Perhaps Murray's ignorance would be understandable if he was raised in some bleak Soviet outpost, with an entourage comprising just one, slightly psychotic, father and a dumpling-mad grandmother.

But, despite Scotland's passing similarity to a bleak Soviet outpost, Murray is not one of those. He has Team Murray, a box-bursting cornucopia of tracksuited scientists: coach, strength coach, conditioning coach, physiotherapist, not to mention his fearsome mother.

How did a typical day pan out? "OK, Andy, we'll start by analysing your backhand grip with the guys from Adidas, then we'll work on your stride length, which is still a few millimetres out, followed by some video assessment back in the lab. But first, breakfast. McDonald's or a fry-up?"

I exaggerate, of course, but my incredulity is genuine.

Still, I do have one sneaking concern that Murray's conversion to healthy eating may have arrived at precisely the wrong moment.

The US Open has been plagued by a mystery stomach bug which is causing the players to drop like flies. There were 15 withdrawals, mainly stomach-related, by the end of day four, and poor Conor Niland, the Irishman, nearly vomited on court during his first round match against Novak Djokovic. If the trend continues, Flushing Meadows will be renamed Flushing Toilets and the Arthur Ashe Court will be the Ashen-faced Court.

Say what you like about a traditional Scottish diet of incinerated meat and refined sugar, but it is far less likely to give you a dicky tummy than fresh fruit and vegetables.

If Murray was felled by a lettuce leaf when a nicely fried haggis would have kept him upright for long enough to win a grand slam, it would be very hard to stomach.

Harder, even, than a deep fried Mars bar to a non-Scot.

Success – the girl England’s footballers are never going to win over

Gary Neville, the former Manchester United player, explained this week why his international career – he was capped for England 85 times – felt like “a massive waste of time”.

“You can liken it to a bloke who takes a woman out 85 times and she doesn’t end up being his girlfriend,” he said. “That’s pretty much a waste of time.”

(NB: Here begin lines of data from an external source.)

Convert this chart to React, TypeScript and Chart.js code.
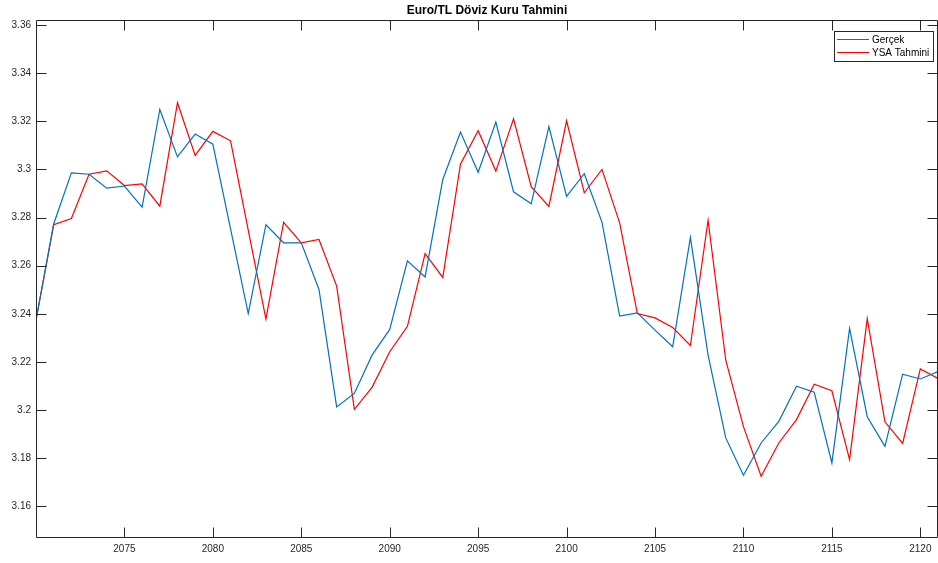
import React, { useEffect, useRef } from "react";
import { Chart, registerables } from "chart.js";

Chart.register(...registerables);

const years = [
  2070, 2071, 2072, 2073, 2074, 2075, 2076, 2077, 2078, 2079,
  2080, 2081, 2082, 2083, 2084, 2085, 2086, 2087, 2088, 2089,
  2090, 2091, 2092, 2093, 2094, 2095, 2096, 2097, 2098, 2099,
  2100, 2101, 2102, 2103, 2104, 2105, 2106, 2107, 2108, 2109,
  2110, 2111, 2112, 2113, 2114, 2115, 2116, 2117, 2118, 2119,
  2120, 2121,
];

const gercek = [
  3.2373, 3.2773, 3.2986, 3.298, 3.2922, 3.2931, 3.2843, 3.3249, 3.3052, 3.3147,
  3.3105, 3.2753, 3.2401, 3.277, 3.2695, 3.2695, 3.2501, 3.2013, 3.2069, 3.2228,
  3.2335, 3.262, 3.2553, 3.2958, 3.3155, 3.2988, 3.3197, 3.2907, 3.2857, 3.3178,
  3.2888, 3.2982, 3.2781, 3.239, 3.2404, 3.2332, 3.2263, 3.2717, 3.2228, 3.1884,
  3.1729, 3.1863, 3.1953, 3.2099, 3.2074, 3.178, 3.2339, 3.1972, 3.1849, 3.2149,
  3.2129, 3.216,
];

const ysaTahmini = [
  3.2373, 3.277, 3.2796, 3.298, 3.2994, 3.2933, 3.294, 3.2847, 3.3277, 3.3058,
  3.3158, 3.3119, 3.2748, 3.2378, 3.278, 3.2695, 3.2709, 3.2515, 3.2003, 3.2094,
  3.2242, 3.2348, 3.265, 3.2551, 3.3022, 3.3161, 3.2993, 3.321, 3.2928, 3.2846,
  3.3202, 3.2903, 3.3, 3.2778, 3.2401, 3.2383, 3.2343, 3.2268, 3.2789, 3.2207,
  3.1931, 3.1725, 3.1863, 3.196, 3.2107, 3.208, 3.1794, 3.238, 3.1951, 3.1861,
  3.2171, 3.2131,
];

const xTicks = [2075, 2080, 2085, 2090, 2095, 2100, 2105, 2110, 2115, 2120];
const yTicks = [3.16, 3.18, 3.2, 3.22, 3.24, 3.26, 3.28, 3.3, 3.32, 3.34, 3.36];

const titleText = "Euro/TL Döviz Kuru Tahmini";
const FONT = "'Liberation Sans', Arial, Helvetica, sans-serif";
const AXIS_COLOR = "#262626";

const boxPlugin = {
  id: "matlabBox",
  afterDraw(chart: any) {
    const ctx = chart.ctx as CanvasRenderingContext2D;
    const { left, right, top, bottom } = chart.chartArea;
    const xs = chart.scales.x;
    const ys = chart.scales.y;
    const L = Math.round(left) + 0.5;
    const R = Math.round(right) - 0.5;
    const T = Math.round(top) + 0.5;
    const B = Math.round(bottom) - 0.5;
    const tl = 10;
    ctx.save();
    ctx.strokeStyle = AXIS_COLOR;
    ctx.lineWidth = 1;
    ctx.beginPath();
    ctx.rect(L, T, R - L, B - T);
    for (const v of xTicks) {
      const px = Math.round(xs.getPixelForValue(v)) + 0.5;
      ctx.moveTo(px, B);
      ctx.lineTo(px, B - tl);
      ctx.moveTo(px, T);
      ctx.lineTo(px, T + tl);
    }
    for (const v of yTicks) {
      const py = Math.round(ys.getPixelForValue(v)) + 0.5;
      ctx.moveTo(L, py);
      ctx.lineTo(L + tl, py);
      ctx.moveTo(R, py);
      ctx.lineTo(R - tl, py);
    }
    ctx.stroke();

    // title
    ctx.fillStyle = "#000000";
    ctx.font = `bold 12px ${FONT}`;
    ctx.textAlign = "center";
    ctx.textBaseline = "middle";
    ctx.fillText(titleText, (left + right) / 2, 11);

    // legend
    const bx = 834.5, by = 31.5, bw = 99, bh = 30;
    ctx.fillStyle = "#ffffff";
    ctx.fillRect(bx, by, bw, bh);
    ctx.strokeStyle = AXIS_COLOR;
    ctx.strokeRect(bx, by, bw, bh);
    ctx.font = `10px ${FONT}`;
    ctx.textAlign = "left";
    ctx.textBaseline = "middle";
    chart.data.datasets.forEach((ds: any, i: number) => {
      const y = 39.5 + i * 13;
      ctx.strokeStyle = ds.borderColor;
      ctx.lineWidth = 1;
      ctx.beginPath();
      ctx.moveTo(837, y);
      ctx.lineTo(869, y);
      ctx.stroke();
      ctx.fillStyle = "#000000";
      ctx.fillText(ds.label, 872, y + 0.5);
    });
    ctx.restore();
  },
};

export default function App() {
  const ref = useRef<HTMLCanvasElement>(null);

  useEffect(() => {
    document.body.style.margin = "0";
    const canvas = ref.current!;
    const chart = new Chart(canvas, {
      type: "line",
      data: {
        datasets: [
          {
            label: "Gerçek",
            data: years.map((x, i) => ({ x, y: gercek[i] })),
            borderColor: "#0072BD",
            borderWidth: 1.2,
            pointRadius: 0,
            tension: 0,
            fill: false,
          },
          {
            label: "YSA Tahmini",
            data: years.map((x, i) => ({ x, y: ysaTahmini[i] })),
            borderColor: "#FF0000",
            borderWidth: 1.2,
            pointRadius: 0,
            tension: 0,
            fill: false,
          },
        ],
      },
      options: {
        animation: false,
        responsive: false,
        maintainAspectRatio: false,
        layout: { padding: { top: 20, right: 0, left: 0, bottom: 0 } },
        plugins: {
          legend: { display: false },
          title: { display: false },
          tooltip: { enabled: false },
        },
        scales: {
          x: {
            type: "linear",
            min: 2070,
            max: 2121,
            grid: { display: false, drawTicks: false },
            border: { display: false },
            afterBuildTicks: (s: any) => {
              s.ticks = xTicks.map((v) => ({ value: v }));
            },
            afterFit: (s: any) => {
              s.height = 25;
            },
            ticks: {
              autoSkip: false,
              maxRotation: 0,
              padding: 5,
              color: AXIS_COLOR,
              font: { family: FONT, size: 10 },
              callback: (v: any) => String(v),
            },
          },
          y: {
            type: "linear",
            min: 3.1468,
            max: 3.3621,
            grid: { display: false, drawTicks: false },
            border: { display: false },
            afterBuildTicks: (s: any) => {
              s.ticks = yTicks.map((v) => ({ value: v }));
            },
            afterFit: (s: any) => {
              s.width = 36;
            },
            ticks: {
              autoSkip: false,
              padding: 5,
              color: AXIS_COLOR,
              font: { family: FONT, size: 10 },
              callback: (v: any) => String(Number(Number(v).toFixed(2))),
            },
          },
        },
      },
      plugins: [boxPlugin],
    });
    return () => chart.destroy();
  }, []);

  return (
    <div style={{ width: 938, height: 563 }}>
      <canvas ref={ref} width={938} height={563} style={{ display: "block" }} />
    </div>
  );
}
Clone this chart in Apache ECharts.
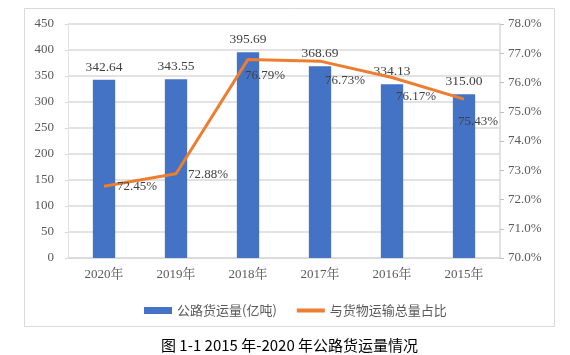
<!DOCTYPE html>
<html><head><meta charset="utf-8">
<script src="https://cdn.jsdelivr.net/npm/echarts@6/dist/echarts.min.js"></script>
<style>html,body{margin:0;padding:0;background:#fff}#c{width:570px;height:355px}</style>
</head><body><div id="c"></div>
<script>
const categories = ['2020年','2019年','2018年','2017年','2016年','2015年'];
const freightVolume = [342.64, 343.55, 395.69, 368.69, 334.13, 315.00];
const shareOfTotal = [72.45, 72.88, 76.79, 76.73, 76.17, 75.43];
const barName = '公路货运量(亿吨)';
const lineName = '与货物运输总量占比';
const caption = '图 1-1 2015 年-2020 年公路货运量情况';

const serif = "'Liberation Serif','Times New Roman','Noto Serif CJK SC','Noto Sans CJK SC',serif";
const txt = '#595959';
const lineOffsets = [[8,0],[7,1],[-8,16],[0,19],[-1,19],[-11,22]];

const chart = echarts.init(document.getElementById('c'), null, {renderer:'canvas'});
chart.setOption({
  animation:false,
  graphic:[
    {type:'rect', shape:{x:24.5,y:8.5,width:530,height:318}, style:{fill:'none',stroke:'#d9d9d9',lineWidth:1}, z:-1},
    {type:'text', left:161, top:338, style:{text:caption, font:"15px 'Noto Sans CJK SC','Liberation Sans',sans-serif", fill:'#000'}}
  ],
  grid:{left:68, right:70, top:24, bottom:97},
  legend:{
    top:299, left:139, itemGap:20, itemWidth:28, itemHeight:7,
    textStyle:{color:txt, fontSize:13, fontFamily:"'Noto Sans CJK SC',sans-serif"},
    data:[{name:barName, icon:'rect'},{name:lineName, icon:'path://M0,0 L28,0 L28,4 L0,4 Z'}]
  },
  xAxis:{
    type:'category', data:categories,
    axisLine:{lineStyle:{color:'#d9d9d9', width:1.5}},
    axisTick:{show:false},
    axisLabel:{color:txt, fontSize:13, fontFamily:serif, margin:10}
  },
  yAxis:[
    {type:'value', min:0, max:450, interval:50,
     axisLine:{show:true, lineStyle:{color:'#e3e3e3', width:1}},
     axisTick:{show:true, length:3, lineStyle:{color:'#d9d9d9'}},
     splitLine:{lineStyle:{color:'#d9d9d9', width:1.5}},
     axisLabel:{color:txt, fontSize:13, fontFamily:serif, margin:14}},
    {type:'value', min:70, max:78, interval:1,
     axisLine:{show:true, lineStyle:{color:'#d9d9d9', width:1.5}},
     axisTick:{show:true, length:4, inside:false, lineStyle:{color:'#bfbfbf'}},
     splitLine:{show:false},
     axisLabel:{color:txt, fontSize:13, fontFamily:serif, margin:8, formatter:v=>v.toFixed(1)+'%'}}
  ],
  series:[
    {type:'bar', name:barName, data:freightVolume, barWidth:'31%',
     itemStyle:{color:'#4472C4'},
     label:{show:true, position:'top', distance:6, color:'#404040', fontSize:13.5, fontFamily:serif,
       formatter:p=>p.value.toFixed(2)}},
    {type:'line', name:lineName, yAxisIndex:1, symbol:'circle', symbolSize:0.1, showSymbol:true,
     lineStyle:{color:'#ED7D31', width:3}, itemStyle:{color:'#ED7D31'},
     data:shareOfTotal.map((v,i)=>({value:v, label:{offset:lineOffsets[i]}})),
     label:{show:true, position:'right', color:'#404040', fontSize:13, fontFamily:serif,
       formatter:p=>p.value.toFixed(2)+'%'}, z:3}
  ]
});
</script></body></html>
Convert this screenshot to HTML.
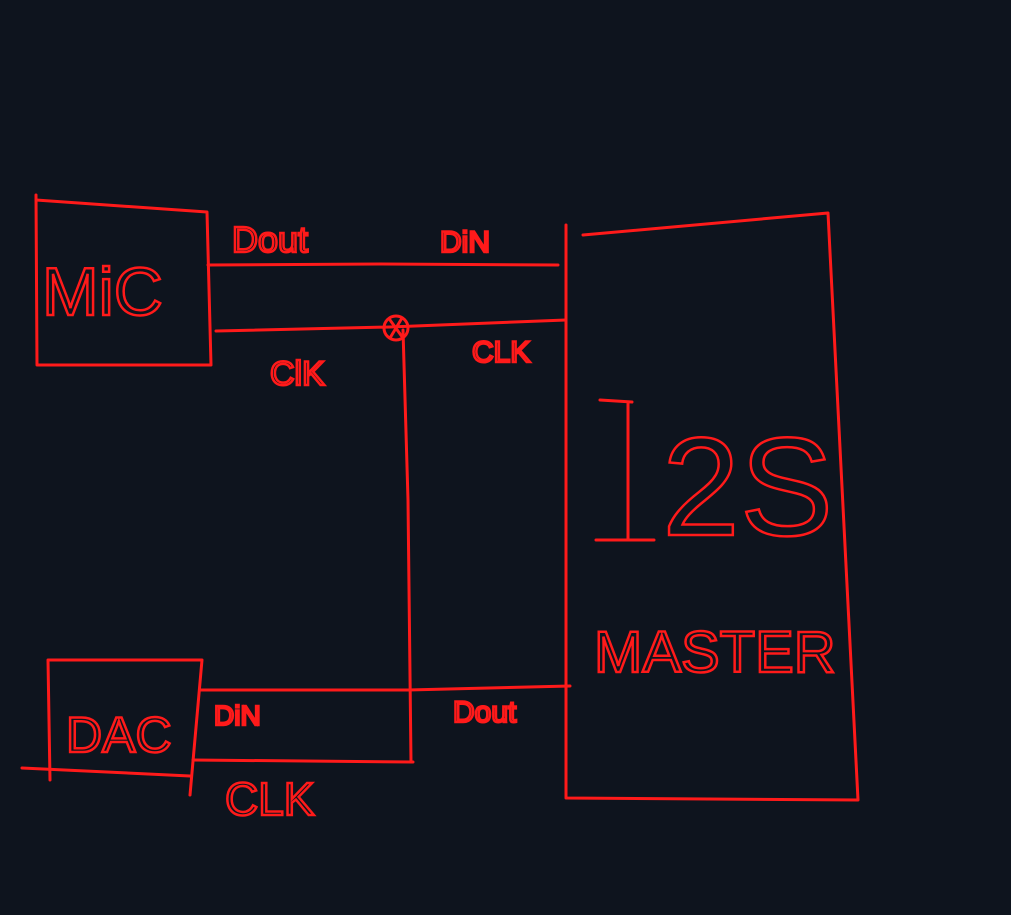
<!DOCTYPE html>
<html><head><meta charset="utf-8"><style>
html,body{margin:0;padding:0;background:#0e141e;width:1011px;height:915px;overflow:hidden}
svg{display:block}
text{font-family:"Liberation Sans",sans-serif;fill:none;stroke:#ff1a1a;stroke-width:2.5}
</style></head><body>
<svg width="1011" height="915" viewBox="0 0 1011 915">
<g fill="none" stroke="#ff1a1a" stroke-width="3" stroke-linecap="round" stroke-linejoin="round">
<path d="M36 195 L37 365 L211 365 L207 212 L36 200"/>
<path d="M208 265 L380 264 L558 265"/>
<path d="M216 331 L390 327 L566 320"/>
<circle cx="396" cy="328" r="12"/>
<path d="M390 320 L403 338 M402 318 L390 338"/>
<path d="M403 330 L408 500 L411 762"/>
<path d="M193 760 L413 762"/>
<path d="M566 225 L566 798 L858 800 L828 213 L583 235"/>
<path d="M200 690 L408 690 L570 686"/>
<path d="M48 660 L202 660 L190 795 M48 660 L50 780"/>
<path d="M22 768 L190 776"/>
<path d="M600 400 L632 402 M596 540 L654 540 M628 402 L628 540"/>
</g>
<text x="42" y="315" font-size="68" stroke-width="3">MiC</text>
<text x="232" y="252" font-size="36">Dout</text>
<text x="440" y="252" font-size="30">DiN</text>
<text x="270" y="385" font-size="34">ClK</text>
<text x="472" y="362" font-size="30">CLK</text>
<text x="662" y="535" font-size="140" stroke-width="3">2S</text>
<text x="594" y="672" font-size="58" stroke-width="3">MASTER</text>
<text x="66" y="752" font-size="50" stroke-width="3">DAC</text>
<text x="214" y="725" font-size="28">DiN</text>
<text x="453" y="722" font-size="30">Dout</text>
<text x="225" y="815" font-size="46" stroke-width="3">CLK</text>
</svg>
</body></html>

In other words, his service with United yielded trophies. His service with England did not.

But surely this gloomy view depends on how you view the dating process: as a means to an end, or an end in itself.

Some would say the company of a beautiful woman over a pleasant dinner is, like international football, a reward in itself. Just go out there and enjoy yourself. Others, like Neville, are not happy unless they get their hands on the prize. To return with nothing to show for your efforts is a humiliating waste of time and money.

Well, here’s a news flash for romantically-inclined Englishmen: we are never going to get the girl.

Yes, she had a fling with us back in 1966, but she was probably just being polite because she was on our home turf. Besides, we were nicer back then. Easier to like.

Since then we have become arrogant and entitled, as she discovered when she invited us back for coffee in 1990 and 1996 – then swiftly called us a cab and thanked us for a pleasant evening. She has barely returned our telephone calls since.

Football has moved on. She has grown up, and developed more sophisticated tastes than we are able to satisfy, no matter how much we try to impress her with expensive overseas managers. She would really prefer it if we were just good friends.

On the plus side, her ugly mates, Rugby and Cricket, seem to really fancy us right now.